_Input data:_
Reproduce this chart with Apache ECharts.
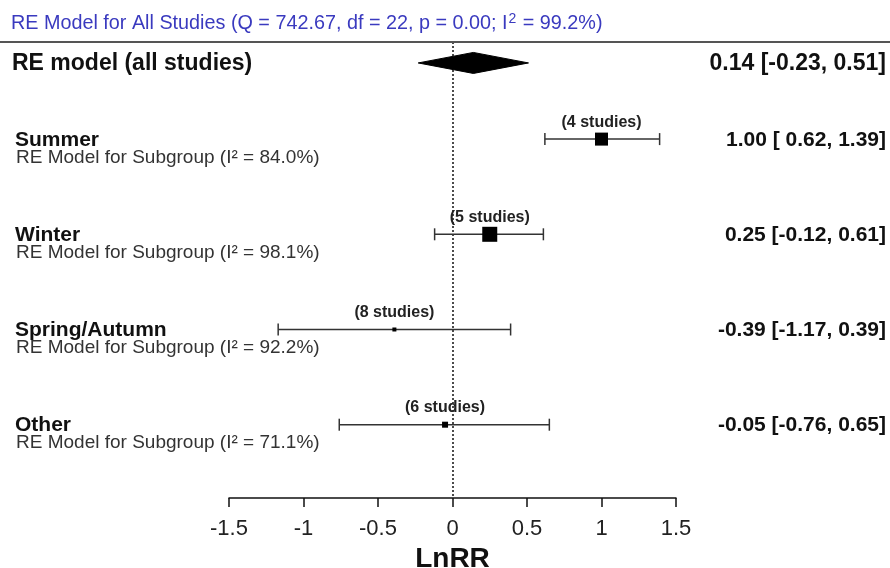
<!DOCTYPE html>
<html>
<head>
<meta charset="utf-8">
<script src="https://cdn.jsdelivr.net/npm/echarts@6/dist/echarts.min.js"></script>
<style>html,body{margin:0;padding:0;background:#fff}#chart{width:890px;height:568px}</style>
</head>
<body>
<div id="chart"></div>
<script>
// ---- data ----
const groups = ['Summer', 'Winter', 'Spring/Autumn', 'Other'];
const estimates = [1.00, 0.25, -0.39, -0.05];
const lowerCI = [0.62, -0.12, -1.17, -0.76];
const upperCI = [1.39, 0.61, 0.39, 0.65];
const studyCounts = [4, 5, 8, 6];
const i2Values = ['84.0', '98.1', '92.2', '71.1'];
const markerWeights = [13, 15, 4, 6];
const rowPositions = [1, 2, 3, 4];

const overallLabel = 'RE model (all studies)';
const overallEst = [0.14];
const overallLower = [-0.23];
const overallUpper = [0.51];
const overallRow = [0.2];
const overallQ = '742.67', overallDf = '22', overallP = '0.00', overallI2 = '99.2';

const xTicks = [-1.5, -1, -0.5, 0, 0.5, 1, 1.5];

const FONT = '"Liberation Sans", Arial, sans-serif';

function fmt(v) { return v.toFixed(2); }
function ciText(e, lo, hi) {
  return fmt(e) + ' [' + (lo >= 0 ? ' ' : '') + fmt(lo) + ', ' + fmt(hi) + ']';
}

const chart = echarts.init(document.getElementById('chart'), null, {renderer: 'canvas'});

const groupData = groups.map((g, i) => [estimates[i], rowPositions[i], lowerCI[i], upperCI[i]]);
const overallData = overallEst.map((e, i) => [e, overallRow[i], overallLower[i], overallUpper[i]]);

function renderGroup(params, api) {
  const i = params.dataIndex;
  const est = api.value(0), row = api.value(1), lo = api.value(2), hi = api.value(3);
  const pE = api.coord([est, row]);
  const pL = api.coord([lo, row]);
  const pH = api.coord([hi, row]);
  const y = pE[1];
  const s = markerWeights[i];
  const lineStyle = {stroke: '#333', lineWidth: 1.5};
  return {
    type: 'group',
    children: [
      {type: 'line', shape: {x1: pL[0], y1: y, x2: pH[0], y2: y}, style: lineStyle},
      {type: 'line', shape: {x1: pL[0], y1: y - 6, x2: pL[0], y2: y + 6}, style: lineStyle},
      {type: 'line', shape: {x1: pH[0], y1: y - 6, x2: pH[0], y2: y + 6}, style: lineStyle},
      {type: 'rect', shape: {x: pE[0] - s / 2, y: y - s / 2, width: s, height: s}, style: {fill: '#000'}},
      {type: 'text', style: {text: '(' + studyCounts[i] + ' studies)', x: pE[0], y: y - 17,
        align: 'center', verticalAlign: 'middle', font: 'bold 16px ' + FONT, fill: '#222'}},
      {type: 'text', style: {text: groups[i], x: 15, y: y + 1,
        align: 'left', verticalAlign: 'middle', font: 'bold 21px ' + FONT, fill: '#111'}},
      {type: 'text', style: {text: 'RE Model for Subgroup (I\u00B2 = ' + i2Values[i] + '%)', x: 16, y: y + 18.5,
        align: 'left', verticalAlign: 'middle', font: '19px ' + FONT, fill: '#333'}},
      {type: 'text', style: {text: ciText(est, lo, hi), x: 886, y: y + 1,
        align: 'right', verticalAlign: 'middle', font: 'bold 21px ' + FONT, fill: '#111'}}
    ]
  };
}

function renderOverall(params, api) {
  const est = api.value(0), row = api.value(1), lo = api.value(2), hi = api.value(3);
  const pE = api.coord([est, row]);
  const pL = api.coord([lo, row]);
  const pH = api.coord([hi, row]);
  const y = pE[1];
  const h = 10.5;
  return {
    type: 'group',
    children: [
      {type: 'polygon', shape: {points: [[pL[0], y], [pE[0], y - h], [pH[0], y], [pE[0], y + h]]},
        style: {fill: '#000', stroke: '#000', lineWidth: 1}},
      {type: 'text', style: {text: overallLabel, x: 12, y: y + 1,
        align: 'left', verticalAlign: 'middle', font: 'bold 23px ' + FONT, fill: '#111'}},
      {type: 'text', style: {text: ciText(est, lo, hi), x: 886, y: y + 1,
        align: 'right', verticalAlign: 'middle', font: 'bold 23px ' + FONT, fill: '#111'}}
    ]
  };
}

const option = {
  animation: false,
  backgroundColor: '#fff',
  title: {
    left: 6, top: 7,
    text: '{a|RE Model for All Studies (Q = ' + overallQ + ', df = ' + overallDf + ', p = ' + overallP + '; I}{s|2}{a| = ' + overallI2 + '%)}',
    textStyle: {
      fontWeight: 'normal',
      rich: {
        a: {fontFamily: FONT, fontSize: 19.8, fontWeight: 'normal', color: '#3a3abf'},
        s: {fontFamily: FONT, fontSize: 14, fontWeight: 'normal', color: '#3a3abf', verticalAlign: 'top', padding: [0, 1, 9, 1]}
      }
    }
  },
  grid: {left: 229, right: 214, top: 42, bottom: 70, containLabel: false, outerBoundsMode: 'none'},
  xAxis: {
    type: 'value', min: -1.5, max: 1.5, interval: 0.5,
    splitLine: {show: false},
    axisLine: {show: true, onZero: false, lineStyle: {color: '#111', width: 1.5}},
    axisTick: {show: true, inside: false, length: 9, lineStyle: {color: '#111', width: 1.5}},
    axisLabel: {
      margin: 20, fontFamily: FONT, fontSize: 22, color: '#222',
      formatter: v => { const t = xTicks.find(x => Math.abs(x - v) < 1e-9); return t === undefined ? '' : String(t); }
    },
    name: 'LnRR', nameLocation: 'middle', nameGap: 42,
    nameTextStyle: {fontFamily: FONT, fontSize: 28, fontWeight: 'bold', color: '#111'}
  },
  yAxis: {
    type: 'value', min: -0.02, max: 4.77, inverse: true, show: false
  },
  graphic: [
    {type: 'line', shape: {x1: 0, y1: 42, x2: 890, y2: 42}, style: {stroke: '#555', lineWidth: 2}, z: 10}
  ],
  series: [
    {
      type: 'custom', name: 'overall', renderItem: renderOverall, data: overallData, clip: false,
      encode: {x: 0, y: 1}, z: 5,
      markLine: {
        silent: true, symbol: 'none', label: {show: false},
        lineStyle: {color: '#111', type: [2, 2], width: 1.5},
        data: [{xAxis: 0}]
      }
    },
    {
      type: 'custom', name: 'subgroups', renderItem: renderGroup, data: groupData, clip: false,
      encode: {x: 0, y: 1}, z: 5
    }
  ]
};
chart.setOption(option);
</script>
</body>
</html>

* * *

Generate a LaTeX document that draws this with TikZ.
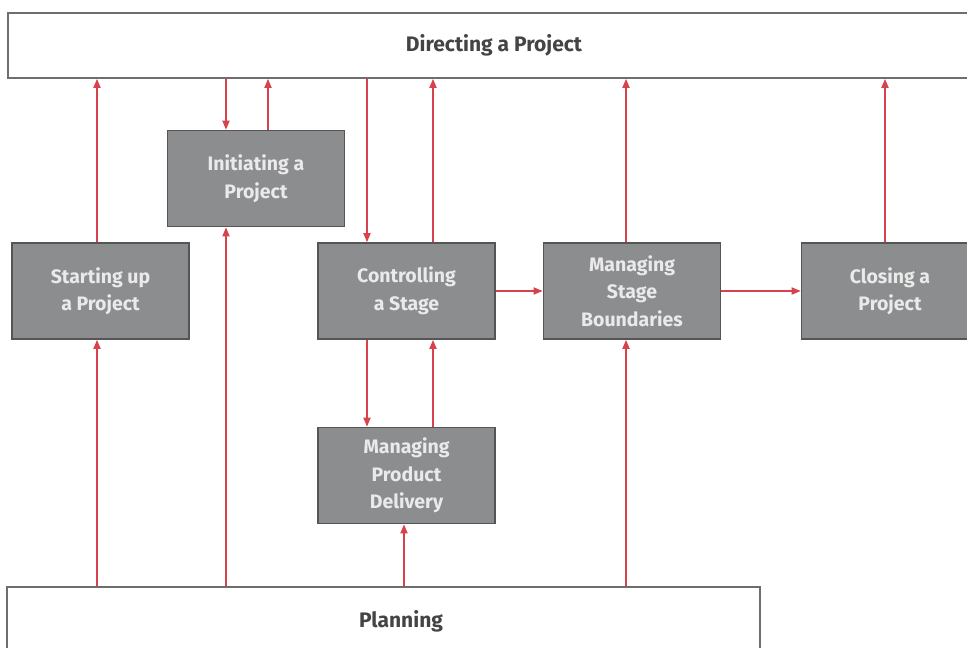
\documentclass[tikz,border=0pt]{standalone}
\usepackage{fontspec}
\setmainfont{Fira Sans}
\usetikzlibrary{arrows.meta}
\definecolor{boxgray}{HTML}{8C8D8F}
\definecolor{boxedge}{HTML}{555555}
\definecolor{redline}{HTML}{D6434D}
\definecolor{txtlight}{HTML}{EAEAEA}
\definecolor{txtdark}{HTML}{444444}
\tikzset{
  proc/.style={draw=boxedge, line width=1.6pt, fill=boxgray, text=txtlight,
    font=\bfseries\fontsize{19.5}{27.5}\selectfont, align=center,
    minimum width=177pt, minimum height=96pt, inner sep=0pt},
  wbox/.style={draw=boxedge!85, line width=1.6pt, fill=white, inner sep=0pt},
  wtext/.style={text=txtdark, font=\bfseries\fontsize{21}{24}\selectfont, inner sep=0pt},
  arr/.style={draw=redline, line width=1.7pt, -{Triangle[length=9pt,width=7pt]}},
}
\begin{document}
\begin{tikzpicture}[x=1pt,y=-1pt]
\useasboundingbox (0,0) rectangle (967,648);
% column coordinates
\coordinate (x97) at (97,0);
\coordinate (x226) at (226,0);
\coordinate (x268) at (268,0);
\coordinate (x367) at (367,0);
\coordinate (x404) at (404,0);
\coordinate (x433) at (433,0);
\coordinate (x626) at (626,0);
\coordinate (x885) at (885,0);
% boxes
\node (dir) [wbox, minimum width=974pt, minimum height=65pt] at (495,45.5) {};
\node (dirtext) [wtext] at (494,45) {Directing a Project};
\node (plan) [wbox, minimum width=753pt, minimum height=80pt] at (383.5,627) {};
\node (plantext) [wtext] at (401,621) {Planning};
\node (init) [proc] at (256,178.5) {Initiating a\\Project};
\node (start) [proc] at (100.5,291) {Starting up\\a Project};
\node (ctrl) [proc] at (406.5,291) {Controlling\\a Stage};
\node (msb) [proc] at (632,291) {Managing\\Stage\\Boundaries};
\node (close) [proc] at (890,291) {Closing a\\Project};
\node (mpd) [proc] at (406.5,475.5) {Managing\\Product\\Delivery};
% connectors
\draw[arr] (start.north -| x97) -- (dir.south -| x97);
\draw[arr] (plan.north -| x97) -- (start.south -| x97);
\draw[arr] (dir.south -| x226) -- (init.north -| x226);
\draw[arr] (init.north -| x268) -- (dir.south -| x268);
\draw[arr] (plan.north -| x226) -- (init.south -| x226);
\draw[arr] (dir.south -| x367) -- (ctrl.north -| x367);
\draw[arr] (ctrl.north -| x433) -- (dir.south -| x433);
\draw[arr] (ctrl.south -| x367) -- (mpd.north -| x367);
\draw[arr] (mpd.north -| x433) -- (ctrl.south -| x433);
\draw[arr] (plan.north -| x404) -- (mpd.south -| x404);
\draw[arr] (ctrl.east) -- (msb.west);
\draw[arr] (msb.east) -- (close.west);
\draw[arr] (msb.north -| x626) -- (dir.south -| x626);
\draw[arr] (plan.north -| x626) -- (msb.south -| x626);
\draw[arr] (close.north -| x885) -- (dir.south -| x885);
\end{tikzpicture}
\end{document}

_Goal of the exercise:_ Start with the line that includes "Reproduce this chart with Apache ECharts." and finish with the line that includes "const rowPositions = [1, 2, 3, 4];": reproduce those lines exactly, nothing before or after, and omit any pictures.

_Final result:_
Reproduce this chart with Apache ECharts.
<!DOCTYPE html>
<html>
<head>
<meta charset="utf-8">
<script src="https://cdn.jsdelivr.net/npm/echarts@6/dist/echarts.min.js"></script>
<style>html,body{margin:0;padding:0;background:#fff}#chart{width:890px;height:568px}</style>
</head>
<body>
<div id="chart"></div>
<script>
// ---- data ----
const groups = ['Summer', 'Winter', 'Spring/Autumn', 'Other'];
const estimates = [1.00, 0.25, -0.39, -0.05];
const lowerCI = [0.62, -0.12, -1.17, -0.76];
const upperCI = [1.39, 0.61, 0.39, 0.65];
const studyCounts = [4, 5, 8, 6];
const i2Values = ['84.0', '98.1', '92.2', '71.1'];
const markerWeights = [13, 15, 4, 6];
const rowPositions = [1, 2, 3, 4];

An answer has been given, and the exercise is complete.